В одной из тем ценовая планка была. 30 тр плюс- минус. И исконное баянное звучание. И отсутствие опыта. 

Я всё это переварил и советовал Московский Заказной Готовый. Цельные планки, хорошая механика, убойный звук.

Потом чехарда метаний завела товарища в иные края и иные темы...*


----------



## glory (1 Окт 2016)

dengrigo (01.10.2016, 12:19) писал:


> Если вас напрягает процесс ответов, не отвечайте.
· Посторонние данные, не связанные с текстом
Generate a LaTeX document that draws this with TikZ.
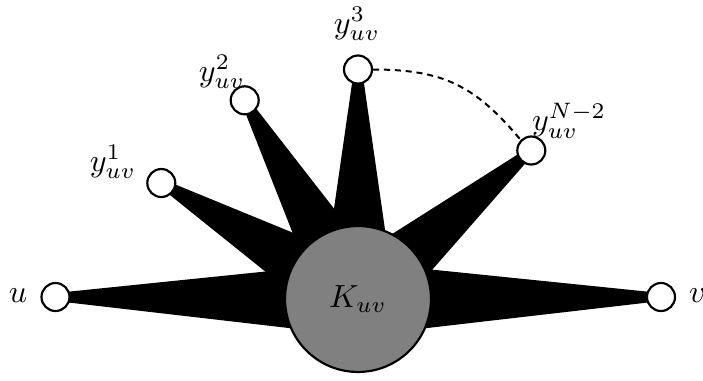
\documentclass[tikz,border=0pt]{standalone}
\usetikzlibrary{calc}
\pgfdeclarelayer{bg}
\pgfsetlayers{bg,main}
\begin{document}
\begin{tikzpicture}[x=0.3125pt,y=-0.3125pt,
  vtx/.style={circle,draw,line width=0.68pt,fill=white,minimum size=8.75pt,inner sep=0pt},
  hub/.style={circle,draw,line width=0.68pt,fill=gray,minimum size=45.6pt,inner sep=0pt},
  lbl/.style={inner sep=0pt},
  dashlink/.style={line width=0.62pt,dash pattern=on 1.9pt off 1.5pt}]
\useasboundingbox (0,0) rectangle (703,380);
\node[hub] (K) at (358,299) {$K_{uv}$};
\node[vtx] (u) at (55.5,297) {};
\node[vtx] (v) at (661,297) {};
\node[vtx] (y1) at (161.3,183) {};
\node[vtx] (y2) at (244.7,100.3) {};
\node[vtx] (y3) at (358,69.5) {};
\node[vtx] (yN) at (531.3,150.5) {};
\node[lbl] (lu) at (18,296) {$u$};
\node[lbl] (lv) at (697.5,296) {$v$};
\node[lbl] (l1) at (113,162) {$y^{1}_{uv}$};
\node[lbl] (l2) at (222,72) {$y^{2}_{uv}$};
\node[lbl] (l3) at (357,24) {$y^{3}_{uv}$};
\node[lbl] (lN) at (569,121) {$y^{N-2}_{uv}$};
\begin{pgfonlayer}{bg}
\foreach \s in {u,y1,y2,y3,yN,v}{
  \fill ($(\s.center)!1.25pt!-90:(K.center)$) -- ($(K.center)!11.56pt!90:(\s.center)$)
     -- ($(K.center)!11.56pt!-90:(\s.center)$) -- ($(\s.center)!1.25pt!90:(K.center)$) -- cycle;
}
\end{pgfonlayer}
\draw[dashlink] (y3.east) to[out=0,in=130,looseness=1.1] (yN.135);
\end{tikzpicture}
\end{document}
Разве это "обязаловка"?Данет,


Да нет, не напрягает... Но Вы забываете, что есть люди, которые сидят на ТРАФИКЕ. И они тратят СВОИ личные деньги, когда читают ВАШУ белиберду...


----------



## dengrigo (1 Окт 2016)

Что то вы все как вороны на меня налетели... если бы я задавал все вопросы в одной теме, то получился бы "винегрет", что для любого модерируемого форума - доп. работа для модераторов - чистить/разделять темы/дискуссии. 
Я старался задавать соответствующие вопросы в соответствующих темах, в качестве продолжения ведущихся дискуссий. 
С точки зрения модерирования и развития форума - все правильно - темы оживают, поисковики обновляют данные, чаще посетители попадают на страницы ресурса. Говорю так, потому что сам моделировал много форумов.

Чтобы закончить "белиберду", прошу модераторов удалить мои белибердовые сообщения, которые засорили форум или кушают чрезмерно трафик.

Если кого то обидел - искренне прошу прощения. На форум пришел за информацией, ответами и уж точно не ради конфликтных и поучительных нотаций.


----------